The Water Research Commission (WRC), in collaboration with the International Water Management Institute (IWMI) and research institution Trade and Industrial Policy Strategies International, has launched the WRC Water Currents Policy Series as part of the WRC Dialogues, which focus on topical water issues affecting the public and aim to serve as a platform for exchanging ideas and opinions related to water.
The launch, which was attended by industry specialists, took place in conjunction with the first dialogue in the series, which focused on water-related job and asset creation in community- driven development, infrastructure and employment programmes to enhance access to water for domestic and economic use in a holistic and sustainable manner.
“A principal gap in the South African fabric is an insufficiency of solutions-orientated discussions in addressing our challenges. We have a rich repository of smart people in our science and technology system, who need to be consulted in [the application of] their research capability beyond the laboratory. For this reason, the WRC has launched the WRC Water Currents Policy Series,” said WRC CEO Dhesigen Naidoo.
The WRC and the IWMI have been inspired by India’s National Rural Employment Guarantee Scheme (NREGS), through which government provides employment for 55-million households.
This programme entails communities deciding on how to use available labour and IWMI research has found that communities prioritise water asset creation in more than 60% of the projects. Further, various other government programmes coordinate with the NREGS to offer integrated public support to achieve holistic bottom-up water management and droughtproofing.
The first dialogue focused mainly on learning from the Indian experience and exploring practical ways of enhancing the creation of water-related employment in the South African context by strengthening synergies between the water sector and participatory rural development programmes for job and asset creation, infrastructure development, sustainable land and water management, as well as conservation.

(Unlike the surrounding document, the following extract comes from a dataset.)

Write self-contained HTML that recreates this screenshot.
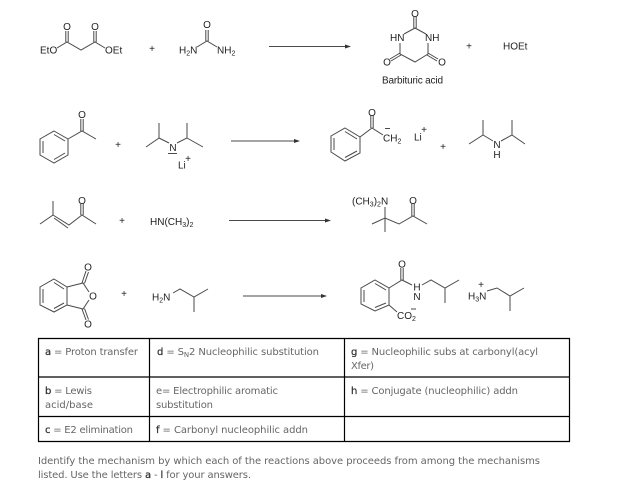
<!DOCTYPE html>
<html>
<head>
<meta charset="utf-8">
<style>
html,body{margin:0;padding:0;background:#fff;}
svg{display:block;filter:blur(.3px);}
.b{fill:none;stroke:#4a4a4a;stroke-width:1;}
.k{fill:none;stroke:#000;stroke-width:1.2;}
.c{font-family:"Liberation Sans",sans-serif;font-size:10px;fill:#222;}
.m{text-anchor:middle;}
.t{font-family:"DejaVu Sans","Liberation Sans",sans-serif;font-size:10px;fill:#666;}
.t tspan.h{fill:#333;stroke:#333;stroke-width:.25;}
</style>
</head>
<body>
<svg width="636" height="487" viewBox="0 0 636 487" xmlns="http://www.w3.org/2000/svg">
<rect width="636" height="487" fill="#fff"/>

<!-- Row 1 -->
<path class="b" d="M57 48L67 42L81 50L95 42L105 48M65.800 31V42M68.200 31V42M93.800 31V42M96.200 31V42"/>
<text class="c" x="40" y="53.500">EtO</text>
<text class="c m" x="67" y="30">O</text>
<text class="c m" x="95" y="30">O</text>
<text class="c" x="105" y="53.500">OEt</text>
<text class="c m" x="152" y="52">+</text>
<path class="b" d="M197 47L207 41L217 47M205.800 30V41M208.200 30V41"/>
<text class="c m" x="207" y="28">O</text>
<text class="c" x="179" y="53.500">H<tspan font-size="7" dy="2">2</tspan><tspan dy="-2">N</tspan></text>
<text class="c" x="217" y="53.500">NH<tspan font-size="7" dy="2">2</tspan></text>
<path class="b" d="M269 46.500H346"/><path d="M345 44.500L351 46.500L345 48.500Z" fill="#333"/>
<path class="b" d="M404 34L415 28L426 34M400 43V54L415 62L428 54V43M413.800 17V28M416.200 17V28M400 53L390 59M401 55L391 61M428 53L438 59M427 55L437 61"/>
<text class="c m" x="415" y="17">O</text>
<text class="c" x="390" y="41">HN</text>
<text class="c" x="425" y="41">NH</text>
<text class="c m" x="387" y="65.500">O</text>
<text class="c m" x="442" y="65.500">O</text>
<text class="c" x="382" y="83.500" textLength="61">Barbituric acid</text>
<text class="c m" x="469" y="49.500">+</text>
<text class="c" x="503" y="49.500">HOEt</text>

<!-- Row 2 -->
<path class="b" d="M54 131L68 139V155L54 163L40 155V139ZM54 134.500L65 141M65 153L54 159.500M43 153V141M68 139L82 131L96 139M80.800 119V131M83.200 119V131"/>
<text class="c m" x="82" y="118">O</text>
<text class="c m" x="118" y="148">+</text>
<path class="b" d="M146 147L159 138V123M159 138L169 143M177 143L187 138V123M187 138L203 147"/>
<text class="c m" x="173" y="151">N</text>
<path class="b" d="M168 153.500H177"/>
<text class="c" x="178" y="168.500">Li</text>
<text class="c m" x="188" y="162">+</text>
<path class="b" d="M231 141H295"/><path d="M294 139L300 141L294 143Z" fill="#333"/>

<path class="b" d="M345 128L360 137V153L345 161L331 152V136ZM345 131.500L357 139M357 151L345 157.500M334 150V138M360 137L372 128L383 135M370.800 116V128M373.200 116V128"/>
<text class="c m" x="372" y="116">O</text>
<text class="c" x="383" y="141.500">CH<tspan font-size="7" dy="2">2</tspan></text>
<path class="b" d="M385 128.500H390"/>
<text class="c" x="414" y="140.500">Li</text>
<text class="c m" x="424" y="133">+</text>
<text class="c m" x="443" y="150">+</text>
<path class="b" d="M469 144L483 135V120M483 135L493 141M501 141L512 135V120M512 135L525 144"/>
<text class="c m" x="497" y="148">N</text>
<text class="c m" x="497" y="158">H</text>

<!-- Row 3 -->
<path class="b" d="M40 224L53 215V201M53 215L69 225L82 215L96 224M54 218L68 228M80.800 204V215M83.200 204V215"/>
<text class="c m" x="82" y="204">O</text>
<text class="c m" x="122" y="224">+</text>
<text class="c" x="150" y="225">HN(CH<tspan font-size="7" dy="2">3</tspan><tspan dy="-2">)</tspan><tspan font-size="7" dy="2">2</tspan></text>
<path class="b" d="M229 220.500H326"/><path d="M325 218.500L331 220.500L325 222.500Z" fill="#333"/>
<text class="c" x="352" y="204.500">(CH<tspan font-size="7" dy="2">3</tspan><tspan dy="-2">)</tspan><tspan font-size="7" dy="2">2</tspan><tspan dy="-2">N</tspan></text>
<path class="b" d="M385 207V232M372 224L385 218L399 224L413 216L427 224M411.800 204V216M414.200 204V216"/>
<text class="c m" x="413" y="204">O</text>

<!-- Row 4 -->
<path class="b" d="M54 279L67 287V305L54 312L40 305V287ZM54 282.500L64 289M64 303L54 308.500M43 303V289M67 287L83 283L89 292M67 305L83 309L89 300M82 283L86 271M84.500 283.500L88.500 272M82 309L86 320M84.500 308.500L88.500 319.500"/>
<text class="c m" x="88" y="270.500">O</text>
<text class="c m" x="93" y="299.500">O</text>
<text class="c m" x="88" y="327.500">O</text>
<text class="c m" x="124" y="297">+</text>
<text class="c" x="152" y="300.500">H<tspan font-size="7" dy="2">2</tspan><tspan dy="-2">N</tspan></text>
<path class="b" d="M173 293L180 289L194 297L208 289M194 297V312"/>
<path class="b" d="M243 296H322"/><path d="M321 294L327 296L321 298Z" fill="#333"/>

<path class="b" d="M375 280L389 288V305L375 311L361 304V288ZM375 283.500L386 290M386 303L375 307.500M364 302V290M389 288L402 280L412 285M400.800 268V280M403.200 268V280M422 285L431 280L445 288L459 280M445 288V303M389 305L397 312"/>
<text class="c m" x="402" y="267.500">O</text>
<text class="c m" x="417" y="290.500">H</text>
<text class="c m" x="417" y="300">N</text>
<text class="c" x="397" y="319">CO<tspan font-size="7" dy="2">2</tspan></text>
<path class="b" d="M411 309H416"/>
<text class="c" x="468" y="299.500">H<tspan font-size="7" dy="2">3</tspan><tspan dy="-2">N</tspan></text>
<text class="c m" x="481" y="288">+</text>
<path class="b" d="M487 291L497 288L510 296L524 288M510 296V311"/>

<!-- Table -->
<path class="k" d="M38.500 338.500H569.500V441.500H38.500ZM38.500 377H569.500M38.500 416.500H569.500M149.500 338.500V441.500M344.500 338.500V441.500"/>
<text class="t" x="45" y="355" textLength="93"><tspan class="h">a</tspan> = Proton transfer</text>
<text class="t" x="157" y="355" textLength="162"><tspan class="h">d</tspan> = S<tspan font-size="7" dy="2">N</tspan><tspan dy="-2">2 Nucleophilic substitution</tspan></text>
<text class="t" x="351" y="355" textLength="187"><tspan class="h">g</tspan> = Nucleophilic subs at carbonyl(acyl</text>
<text class="t" x="351" y="369" textLength="23">Xfer)</text>
<text class="t" x="45" y="394" textLength="47"><tspan class="h">b</tspan> = Lewis</text>
<text class="t" x="45" y="408" textLength="48">acid/base</text>
<text class="t" x="156" y="394" textLength="122">e= Electrophilic aromatic</text>
<text class="t" x="156" y="408" textLength="57">substitution</text>
<text class="t" x="351" y="394" textLength="167"><tspan class="h">h</tspan> = Conjugate (nucleophilic) addn</text>
<text class="t" x="45" y="433" textLength="88"><tspan class="h">c</tspan> = E2 elimination</text>
<text class="t" x="156" y="433" textLength="152"><tspan class="h">f</tspan> = Carbonyl nucleophilic addn</text>

<!-- Footer -->
<text class="t" x="38" y="464" textLength="502">Identify the mechanism by which each of the reactions above proceeds from among the mechanisms</text>
<text class="t" x="38" y="478" textLength="213">listed. Use the letters <tspan class="h">a</tspan> - <tspan class="h">l</tspan> for your answers.</text>
</svg>
</body>
</html>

As part of the WRC Dialogues, Wat-Indabas, which are facilitated sessions aimed at providing a safe and protected space for knowledge sharing between stake- holders with unequal relationships or significant conceptual gaps, will also take place in the near future.
The third part of the dialogues is the Khuluma Sizwe Series, which is an open lecture platform where high-profile speakers are invited to comment on water issues affecting the South African public. The first lecture in this series will take place in September.